Ali Muse, the head of Mogadishu's ambulance services, said at least 58 other people were wounded. Other reports put the number of injured as high as 70.

Witnesses say the shelling began on Thursday at the city's international airport, as President Sharif Shekh Ahmed was heading to Uganda for an African Union meeting on refugees and internally displaced people.

The witnesses said that insurgents shot mortars at the airport and airplane and African Union peacekeepers returned fire. They say the busy Bakara market was also struck hard by mortar shells. Witnesses saw the dead bodies of at least six civilians there. The president was not hurt in the attack.

“As the Somali president flew out to Kampala for a meeting of African presidents, Islamist insurgents began shelling the airport,” said a spokesman for the presidency in an interview, Abdulkadir Mohamed Osman. “Peacekeepers responded.”

Vice chairman of the Elman Peace and Human Rights Organization in Mogadishu Ali Yasin Gedi said that "insurgents fired mortar bombs at the plane carrying President Ahmed, and then AMISOM [the African Union Mission to Somalia] responded with shells.
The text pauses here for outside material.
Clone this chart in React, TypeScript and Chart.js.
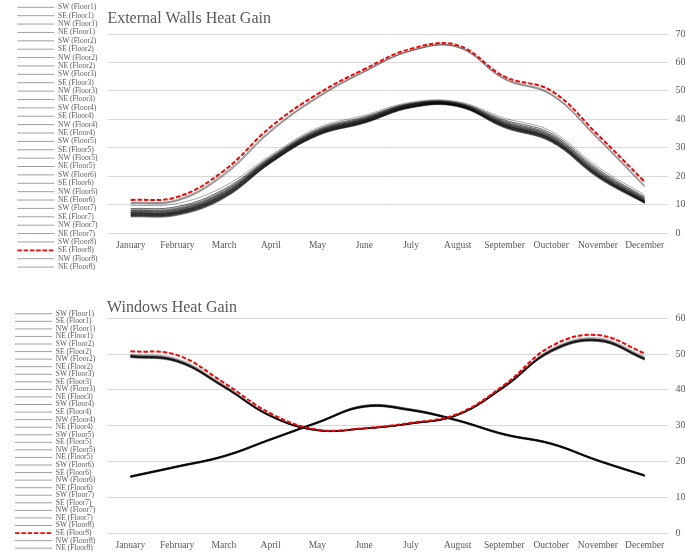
import React, { useEffect, useRef } from 'react';
import { Chart, registerables } from 'chart.js';

Chart.register(...registerables);

// ---------- data ----------
const months = ['January', 'February', 'March', 'April', 'May', 'June', 'July', 'August', 'September', 'Ouctober', 'November', 'December'];
const orientations = ['SW', 'SE', 'NW', 'NE'];
const floors = ['Floor1', 'Floor2', 'Floor3', 'Floor4', 'Floor5', 'Floor6', 'Floor7', 'Floor8'];
const highlighted = 'SE (Floor8)';

const wallTicks = [0, 10, 20, 30, 40, 50, 60, 70];
const windowTicks = [0, 10, 20, 30, 40, 50, 60];

// External walls heat gain, per floor: [SW, SE, NW, NE]
const wallsF1 = [
  [6.2, 6.8, 12.8, 25.0, 34.6, 39.0, 44.4, 44.8, 37.6, 32.6, 20.0, 10.8],
  [6.6, 7.2, 13.4, 25.6, 35.2, 39.6, 44.8, 45.0, 38.0, 33.0, 20.4, 11.0],
  [5.6, 6.2, 12.2, 24.6, 34.2, 38.6, 44.0, 44.4, 37.0, 32.0, 19.4, 10.4],
  [5.9, 6.5, 12.5, 24.8, 34.4, 38.8, 44.2, 44.6, 37.2, 32.2, 19.7, 10.6],
];
const wallsF2 = [
  [6.4, 7.0, 13.0, 25.2, 34.8, 39.2, 44.6, 44.9, 37.8, 32.8, 20.2, 10.9],
  [6.9, 7.5, 13.7, 25.8, 35.4, 39.8, 45.0, 45.2, 38.3, 33.3, 20.7, 11.2],
  [5.8, 6.4, 12.4, 24.7, 34.3, 38.7, 44.1, 44.5, 37.1, 32.1, 19.6, 10.5],
  [6.1, 6.7, 12.7, 24.9, 34.5, 38.9, 44.3, 44.7, 37.4, 32.4, 19.9, 10.7],
];
const wallsF3 = [
  [6.7, 7.3, 13.3, 25.4, 35.0, 39.4, 44.7, 45.0, 38.0, 33.0, 20.5, 11.1],
  [7.2, 7.8, 14.0, 26.0, 35.6, 40.0, 45.2, 45.4, 38.6, 33.6, 21.0, 11.5],
  [6.0, 6.6, 12.6, 24.8, 34.4, 38.8, 44.2, 44.6, 37.3, 32.3, 19.8, 10.6],
  [6.3, 6.9, 12.9, 25.1, 34.7, 39.1, 44.4, 44.8, 37.6, 32.6, 20.1, 10.8],
];
const wallsF4 = [
  [7.0, 7.6, 13.6, 25.6, 35.2, 39.6, 44.9, 45.1, 38.3, 33.3, 20.8, 11.4],
  [7.6, 8.2, 14.4, 26.2, 35.8, 40.2, 45.3, 45.5, 38.9, 34.0, 21.4, 11.8],
  [6.3, 6.9, 12.9, 25.0, 34.6, 39.0, 44.3, 44.7, 37.5, 32.5, 20.0, 10.8],
  [6.6, 7.2, 13.2, 25.3, 34.9, 39.3, 44.5, 44.9, 37.8, 32.8, 20.3, 11.0],
];
const wallsF5 = [
  [7.4, 8.0, 14.0, 25.9, 35.5, 39.9, 45.1, 45.3, 38.6, 33.7, 21.2, 11.7],
  [8.0, 8.7, 14.9, 26.5, 36.1, 40.5, 45.5, 45.7, 39.3, 34.5, 21.9, 12.2],
  [6.7, 7.3, 13.3, 25.2, 34.8, 39.2, 44.5, 44.8, 37.7, 32.8, 20.3, 11.0],
  [7.0, 7.6, 13.6, 25.5, 35.1, 39.5, 44.7, 45.0, 38.0, 33.1, 20.6, 11.3],
];
const wallsF6 = [
  [7.9, 8.5, 14.6, 26.3, 35.9, 40.3, 45.3, 45.5, 39.0, 34.2, 21.7, 12.1],
  [8.6, 9.3, 15.5, 26.9, 36.5, 40.9, 45.7, 45.9, 39.8, 35.1, 22.5, 12.7],
  [7.1, 7.7, 13.8, 25.6, 35.1, 39.5, 44.7, 45.0, 38.1, 33.2, 20.8, 11.4],
  [7.5, 8.1, 14.2, 25.9, 35.4, 39.8, 44.9, 45.2, 38.4, 33.6, 21.1, 11.7],
];
const wallsF7 = [
  [8.6, 9.3, 15.4, 26.8, 36.4, 40.8, 45.6, 45.8, 39.7, 35.0, 22.4, 12.7],
  [9.6, 10.4, 16.4, 27.4, 37.0, 41.4, 46.0, 46.2, 40.4, 35.8, 23.2, 13.4],
  [7.8, 8.4, 14.5, 26.1, 35.7, 40.1, 45.1, 45.3, 38.8, 34.0, 21.5, 12.0],
  [8.2, 8.9, 15.0, 26.5, 36.1, 40.5, 45.4, 45.6, 39.3, 34.5, 22.0, 12.4],
];
const wallsF8 = [
  [10.8, 11.8, 21.0, 36.2, 48.0, 57.0, 64.3, 65.6, 54.5, 49.0, 33.5, 16.8],
  [11.6, 12.7, 22.0, 37.4, 48.9, 57.6, 64.8, 66.0, 55.0, 50.0, 34.5, 18.0],
  [10.3, 11.3, 20.3, 35.6, 47.5, 56.6, 64.0, 65.3, 54.0, 48.5, 33.0, 16.2],
  [10.5, 11.5, 20.6, 35.9, 47.7, 56.8, 64.1, 65.4, 54.2, 48.7, 33.2, 16.4],
];

// Windows heat gain, per floor: [SW, SE, NW, NE]
const windowsF1 = [
  [49.0, 47.7, 40.6, 32.5, 28.6, 29.1, 30.5, 32.9, 40.6, 50.5, 53.5, 48.3],
  [49.3, 48.0, 40.8, 32.6, 28.7, 29.2, 30.6, 33.0, 40.8, 50.8, 53.8, 48.6],
  [15.5, 18.3, 21.2, 25.9, 30.6, 35.1, 34.1, 31.2, 27.3, 24.7, 20.0, 15.8],
  [15.7, 18.5, 21.4, 26.1, 30.8, 35.3, 34.3, 31.4, 27.5, 24.9, 20.2, 16.0],
];
const windowsF2 = [
  [49.1, 47.8, 40.7, 32.5, 28.6, 29.1, 30.5, 32.9, 40.7, 50.6, 53.6, 48.4],
  [49.4, 48.1, 40.9, 32.7, 28.7, 29.2, 30.6, 33.0, 40.9, 50.9, 53.9, 48.7],
  [15.6, 18.4, 21.3, 26.0, 30.7, 35.2, 34.2, 31.3, 27.4, 24.8, 20.1, 15.9],
  [15.8, 18.6, 21.5, 26.2, 30.9, 35.4, 34.4, 31.5, 27.6, 25.0, 20.3, 16.1],
];
const windowsF3 = [
  [49.2, 47.9, 40.7, 32.6, 28.6, 29.1, 30.5, 32.9, 40.7, 50.7, 53.7, 48.5],
  [49.5, 48.2, 41.0, 32.7, 28.7, 29.2, 30.6, 33.0, 41.0, 51.0, 54.0, 48.8],
  [15.6, 18.4, 21.3, 26.0, 30.7, 35.2, 34.2, 31.3, 27.4, 24.8, 20.1, 15.9],
  [15.8, 18.6, 21.5, 26.2, 30.9, 35.4, 34.4, 31.5, 27.6, 25.0, 20.3, 16.1],
];
const windowsF4 = [
  [49.2, 47.9, 40.8, 32.6, 28.6, 29.1, 30.5, 32.9, 40.8, 50.7, 53.7, 48.5],
  [49.5, 48.2, 41.0, 32.8, 28.7, 29.2, 30.6, 33.1, 41.0, 51.0, 54.0, 48.8],
  [15.7, 18.5, 21.4, 26.1, 30.8, 35.3, 34.3, 31.4, 27.5, 24.9, 20.2, 16.0],
  [15.9, 18.7, 21.6, 26.3, 31.0, 35.5, 34.5, 31.6, 27.7, 25.1, 20.4, 16.2],
];
const windowsF5 = [
  [49.3, 48.0, 40.8, 32.6, 28.6, 29.1, 30.5, 32.9, 40.8, 50.8, 53.8, 48.6],
  [49.6, 48.3, 41.1, 32.8, 28.8, 29.3, 30.7, 33.1, 41.1, 51.1, 54.1, 48.9],
  [15.7, 18.5, 21.4, 26.1, 30.8, 35.3, 34.3, 31.4, 27.5, 24.9, 20.2, 16.0],
  [15.9, 18.7, 21.6, 26.3, 31.0, 35.5, 34.5, 31.6, 27.7, 25.1, 20.4, 16.2],
];
const windowsF6 = [
  [49.3, 48.0, 40.9, 32.7, 28.7, 29.2, 30.6, 33.0, 40.8, 50.8, 53.8, 48.6],
  [49.6, 48.3, 41.1, 32.8, 28.8, 29.3, 30.7, 33.1, 41.1, 51.1, 54.1, 48.9],
  [15.6, 18.4, 21.3, 26.0, 30.7, 35.2, 34.2, 31.3, 27.4, 24.8, 20.1, 15.9],
  [15.8, 18.6, 21.5, 26.2, 30.9, 35.4, 34.4, 31.5, 27.6, 25.0, 20.3, 16.1],
];
const windowsF7 = [
  [49.4, 48.1, 40.9, 32.7, 28.7, 29.2, 30.6, 33.0, 40.9, 50.9, 53.9, 48.7],
  [49.7, 48.4, 41.2, 32.9, 28.8, 29.3, 30.7, 33.2, 41.2, 51.2, 54.2, 49.0],
  [15.7, 18.5, 21.4, 26.1, 30.8, 35.3, 34.3, 31.4, 27.5, 24.9, 20.2, 16.0],
  [15.9, 18.7, 21.6, 26.3, 31.0, 35.6, 34.6, 31.6, 27.7, 25.1, 20.4, 16.2],
];
const windowsF8 = [
  [49.9, 48.7, 41.4, 33.0, 28.8, 29.3, 30.7, 33.2, 41.2, 51.4, 54.5, 49.3],
  [50.8, 49.7, 42.0, 33.4, 28.9, 29.3, 30.8, 33.3, 41.4, 52.2, 55.3, 50.2],
  [15.9, 18.7, 21.6, 26.3, 31.0, 35.6, 34.6, 31.6, 27.7, 25.1, 20.4, 16.2],
  [16.0, 18.8, 21.7, 26.4, 31.1, 35.7, 34.7, 31.7, 27.8, 25.2, 20.5, 16.3],
];

const wallsByFloor = [wallsF1, wallsF2, wallsF3, wallsF4, wallsF5, wallsF6, wallsF7, wallsF8];
const windowsByFloor = [windowsF1, windowsF2, windowsF3, windowsF4, windowsF5, windowsF6, windowsF7, windowsF8];

// ---------- styling ----------
const FONT = '"Liberation Serif", "Times New Roman", Times, serif';
const TEXT = '#595959';
const GRID = '#d9d9d9';
const LINE = 'rgba(0,0,0,0.36)';
const LEGEND_LINE = '#a0a0a0';
const RED = '#ff0000';
const W = 685;

type Panel = {
  title: string;
  byFloor: number[][][];
  ticks: number[];
  height: number;
  padLeft: number;
  padTop: number;
  padBottom: number;
  titleTop: number;
  titleBottom: number;
  legendPad: number;
  legendAlign: 'start' | 'end';
  xHeight: number;
};

function buildDatasets(byFloor: number[][][]) {
  const out: any[] = [];
  floors.forEach((f, fi) => {
    orientations.forEach((o, oi) => {
      const label = `${o} (${f})`;
      const red = label === highlighted;
      out.push({
        label,
        data: byFloor[fi][oi],
        yAxisID: 'y',
        borderColor: red ? RED : LINE,
        borderWidth: red ? 2 : 1,
        borderDash: red ? [4.5, 2] : [],
        pointRadius: 0,
        pointHoverRadius: 0,
        tension: 0.4,
        fill: false,
        order: red ? -1 : 0,
      });
    });
  });
  return out;
}

function makeChart(canvas: HTMLCanvasElement, p: Panel) {
  const datasets = buildDatasets(p.byFloor);
  return new Chart(canvas, {
    type: 'line',
    data: { labels: months, datasets },
    options: {
      responsive: false,
      animation: false,
      events: [],
      layout: { padding: { left: p.padLeft, top: p.padTop, right: 0, bottom: p.padBottom } },
      plugins: {
        title: {
          display: true,
          text: p.title,
          align: 'start',
          fullSize: false,
          color: TEXT,
          font: { family: FONT, size: 16, weight: 'normal', lineHeight: 1.2 },
          padding: { top: p.titleTop, bottom: p.titleBottom },
        },
        legend: {
          display: true,
          position: 'left',
          align: p.legendAlign,
          labels: {
            usePointStyle: true,
            pointStyle: 'line',
            pointStyleWidth: 37,
            padding: p.legendPad,
            color: TEXT,
            font: { family: FONT, size: 7.5 },
            generateLabels: (chart: any) =>
              chart.data.datasets.map((ds: any, i: number) => {
                const red = ds.label === highlighted;
                return {
                  text: ds.label,
                  fillStyle: 'rgba(0,0,0,0)',
                  strokeStyle: red ? RED : LEGEND_LINE,
                  lineWidth: red ? 1.8 : 1,
                  lineDash: red ? [4.5, 1.8] : [],
                  pointStyle: 'line',
                  hidden: false,
                  datasetIndex: i,
                  fontColor: TEXT,
                };
              }),
          },
        },
        tooltip: { enabled: false },
      },
      scales: {
        x: {
          offset: true,
          grid: { display: false, drawTicks: false },
          border: { display: false },
          ticks: { autoSkip: false, maxRotation: 0, padding: 6.8, color: TEXT, font: { family: FONT, size: 9.5 } },
          afterFit: (s: any) => { s.height = p.xHeight; },
        },
        y: {
          type: 'linear',
          position: 'right',
          min: p.ticks[0],
          max: p.ticks[p.ticks.length - 1],
          afterBuildTicks: (s: any) => { s.ticks = p.ticks.map((v) => ({ value: v })); },
          ticks: { padding: 7.5, color: TEXT, font: { family: FONT, size: 10 } },
          grid: { color: GRID, lineWidth: 1, drawTicks: false },
          border: { display: false },
          afterFit: (s: any) => { s.width = 17; },
        },
        sp: {
          type: 'linear',
          position: 'left',
          display: true,
          grid: { display: false, drawTicks: false },
          ticks: { display: false },
          border: { display: false },
          afterFit: (s: any) => {
            const lw = s.chart.legend ? s.chart.legend.width : 0;
            s.width = Math.max(0, 107 - p.padLeft - lw);
          },
        },
      },
    } as any,
  });
}

const wallsPanel: Panel = {
  title: 'External Walls Heat Gain',
  byFloor: wallsByFloor,
  ticks: wallTicks,
  height: 284,
  padLeft: 16.4,
  padTop: 2.67,
  padBottom: 0,
  titleTop: 6.13,
  titleBottom: 6.0,
  legendPad: 0.88,
  legendAlign: 'start',
  xHeight: 51,
};

const windowsPanel: Panel = {
  title: 'Windows Heat Gain',
  byFloor: windowsByFloor,
  ticks: windowTicks,
  height: 274,
  padLeft: 15,
  padTop: 0,
  padBottom: 6,
  titleTop: 13.8,
  titleBottom: 1.3,
  legendPad: 0.0625,
  legendAlign: 'end',
  xHeight: 19,
};

function ChartPanel({ panel }: { panel: Panel }) {
  const ref = useRef<HTMLCanvasElement | null>(null);
  useEffect(() => {
    if (!ref.current) return;
    const chart = makeChart(ref.current, panel);
    return () => chart.destroy();
  }, [panel]);
  return <canvas ref={ref} width={W} height={panel.height} style={{ display: 'block', width: W, height: panel.height }} />;
}

export default function App() {
  return (
    <div style={{ position: 'absolute', left: 0, top: 0, width: W, height: 558, background: '#fff', overflow: 'hidden' }}>
      <ChartPanel panel={wallsPanel} />
      <ChartPanel panel={windowsPanel} />
    </div>
  );
}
That is how the problem started."

A paramedic working for the Lifeline Africa and Nationlink Ambulance Services, Ali Muse Sheikh, reported that around sixty people were hurt by the clashes. “It is one of the worst events I have ever seen. We don’t have enough ambulances or private vehicles to collect the casualties. The number of casualties is increasing minute-by-minute,” he said in a telephone interview.

A shopkeeper in the Bakara market described his experiences to the Reuters news agency. "They were taking cover in a concrete building, but such big shells can penetrate the strongest house. We can't go out to count how many more are dead. Bombs are raining on us," said Farah Olow.

Since the first 1,500 peacekeepers from Uganda arrived in Mogadishu more than two years ago, AMISOM troops have been frequently attacked by Islamist insurgents seeking to overthrow the Somali government. In February, eleven peacekeepers from Burundi were killed by a suicide car bomber. Another seventeen peacekeepers, including the Burundian deputy force commander, were killed last month in twin suicide car bombings at the AMISOM base.

Al-Shabab, a group the United States and other Western countries believe is al-Qaeda's proxy in the Horn of Africa, took responsibility for both of those attacks.

Somalia has not had an effective stable government since 1991, when Siad Barre's government was overthrown by warlords who soon started fighting amongst themselves. The resulting violence has displaced over 1.5 million people, and killed 19,000 civilians since early 2007. The Al-Shabab group and its allies control a large portion of southern Somalia after a nearly three-year war against the Western-backed Somali government.